The U.K. announced a partial lifting of the ban on student visas in north India, sending a wave of relief among thousands of genuine students who are at an advanced stage of enrolling at British universities.

Pat McFadden, the Minister for Business, Innovation and Skills, said, “The suspension was taken in response to a huge surge in applications over a very short period of time.”

He added, “I am delighted to be able to announce today that, from 1 March, this suspension will be lifted for all students wanting to study higher education courses, whether foundation degrees, undergraduate or postgraduate.”

However, he added that the temporary suspension will remain in place for all those wanting to study at lower levels.

McFadden said: “But we will continue to keep this under review and will lift it as soon as we can, and once the new ‘highly trusted sponsor’ system for colleges and other educational establishments across the UK is in place.”

Student visas from north India were suspended on 1 February, causing concern among thousands of students, their families and also British universities who depend on high fee-paying international students for a substantial part of their revenue.

According to official figures, the direct value of students from India and other non-European Union countries to the U.K. economy is estimated at 8.5 billion pounds annually.

Announcing a tighter student visa regime last week, Home secretary Alan Johnson on Saturday said bogus students will find it difficult to gain entry and work in Britain illegally.

But he added that genuine students will continue to be welcome.

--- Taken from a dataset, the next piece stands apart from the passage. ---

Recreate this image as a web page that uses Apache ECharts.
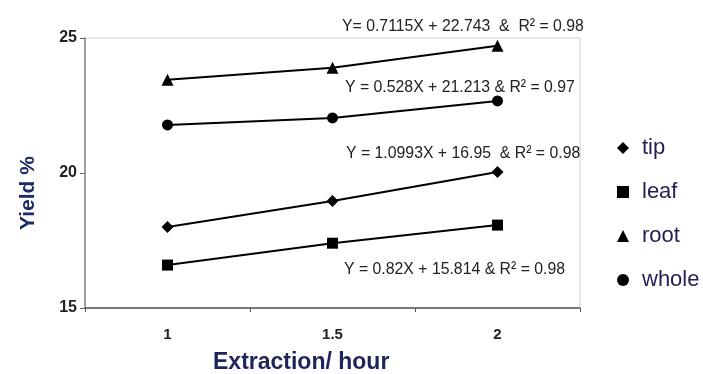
<!DOCTYPE html>
<html>
<head>
<meta charset="utf-8">
<script src="https://cdn.jsdelivr.net/npm/echarts@6/dist/echarts.min.js"></script>
<style>html,body{margin:0;padding:0;background:#fff;}#c{width:703px;height:374px;}</style>
</head>
<body>
<div id="c"></div>
<script>
const categories = ['1', '1.5', '2'];
const tip = [18.0, 18.96, 20.04];
const leaf = [16.59, 17.40, 18.07];
const root = [23.45, 23.90, 24.71];
const whole = [21.78, 22.04, 22.67];
const yTicks = [15, 20, 25];
const equations = [
  'Y= 0.7115X + 22.743  &  R\u00B2 = 0.98',
  'Y = 0.528X + 21.213 & R\u00B2 = 0.97',
  'Y = 1.0993X + 16.95  & R\u00B2 = 0.98',
  'Y = 0.82X + 15.814 & R\u00B2 = 0.98'
];

const chart = echarts.init(document.getElementById('c'), null, {renderer: 'canvas'});
const eqFont = '"Liberation Sans", Arial, sans-serif';
const eqPos = [[342, 18], [345, 79], [346, 145], [344, 261]];
function eqText(i) {
  return {
    type: 'text', x: eqPos[i][0], y: eqPos[i][1], scaleX: 0.93,
    style: { text: equations[i], fill: '#222', font: '17px ' + eqFont }
  };
}
function mk(name, data, symbol, size) {
  return {
    name: name, type: 'line', data: data, symbol: symbol, symbolSize: size,
    lineStyle: {color: '#000', width: 2}, itemStyle: {color: '#000'},
    showAllSymbol: true, animation: false
  };
}
chart.setOption({
  animation: false,
  backgroundColor: '#fff',
  grid: {left: 85, right: 123, top: 38, bottom: 66, show: true, borderColor: '#cfcfcf', borderWidth: 1, backgroundColor: 'transparent'},
  xAxis: {
    type: 'category', data: categories, boundaryGap: true,
    axisLine: {lineStyle: {color: '#555', width: 1.5}},
    axisTick: {show: true, length: 4, lineStyle: {color: '#555'}},
    axisLabel: {color: '#222', fontSize: 15, fontWeight: 'bold', fontFamily: 'Liberation Sans, Arial, sans-serif', margin: 19},
    splitLine: {show: false}
  },
  yAxis: {
    type: 'value', min: 15, max: 25, interval: 5,
    axisLine: {show: true, lineStyle: {color: '#888', width: 1.5}},
    axisTick: {show: true, length: 5, lineStyle: {color: '#666'}},
    axisLabel: {color: '#222', fontSize: 16, fontWeight: 'bold', fontFamily: 'Liberation Sans, Arial, sans-serif', margin: 8,
      formatter: v => yTicks.includes(v) ? String(v) : ''},
    splitLine: {show: false}
  },
  legend: {
    orient: 'vertical', left: 612, top: 131, itemGap: 20, itemWidth: 12, itemHeight: 12,
    textStyle: {color: '#211f55', fontSize: 22, fontFamily: 'Liberation Sans, Arial, sans-serif', lineHeight: 24, padding: [0, 0, 0, 8]},
    data: [
      {name: 'tip', icon: 'diamond'},
      {name: 'leaf', icon: 'rect'},
      {name: 'root', icon: 'triangle'},
      {name: 'whole', icon: 'circle'}
    ]
  },
  series: [
    mk('tip', tip, 'diamond', 12),
    mk('leaf', leaf, 'rect', 11),
    mk('root', root, 'triangle', 12),
    mk('whole', whole, 'circle', 11)
  ],
  graphic: [
    eqText(0), eqText(1), eqText(2), eqText(3),
    {type: 'text', left: 213, top: 351, style: {text: 'Extraction/ hour', fill: '#1e2559', font: 'bold 23px "Liberation Sans", Arial, sans-serif'}},
    {type: 'text', x: 18, y: 230, rotation: Math.PI / 2, style: {text: 'Yield %', fill: '#1e2a66', font: 'bold 21px "Liberation Sans", Arial, sans-serif'}}
  ]
});
</script>
</body>
</html>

The new regulations will ensure that students studying below degree level have a limited ability to work in the U.K., and that their dependants cannot work here at all.

It will be even harder for bogus students, whose only aim is to work in the U.K., to come into the country, he said.

Johnson said: “The points-based system was introduced to provide a rigorous system to manage legitimate access to the U.K. to work and study, with the ability to respond to changing circumstances.

We want foreign students to come here to study, not to work illegally, and today we have set out necessary steps which will maintain the robustness of the system we introduced last year.

I make no apologies for that.”

Johnson said the changes are part of a radical overhaul of the student system which began last year.

Since March 2009, the government has required all foreign students to be sponsored by a college licensed by the U.K. Border Agency, and to demonstrate that they can support themselves once they get here before being granted a visa.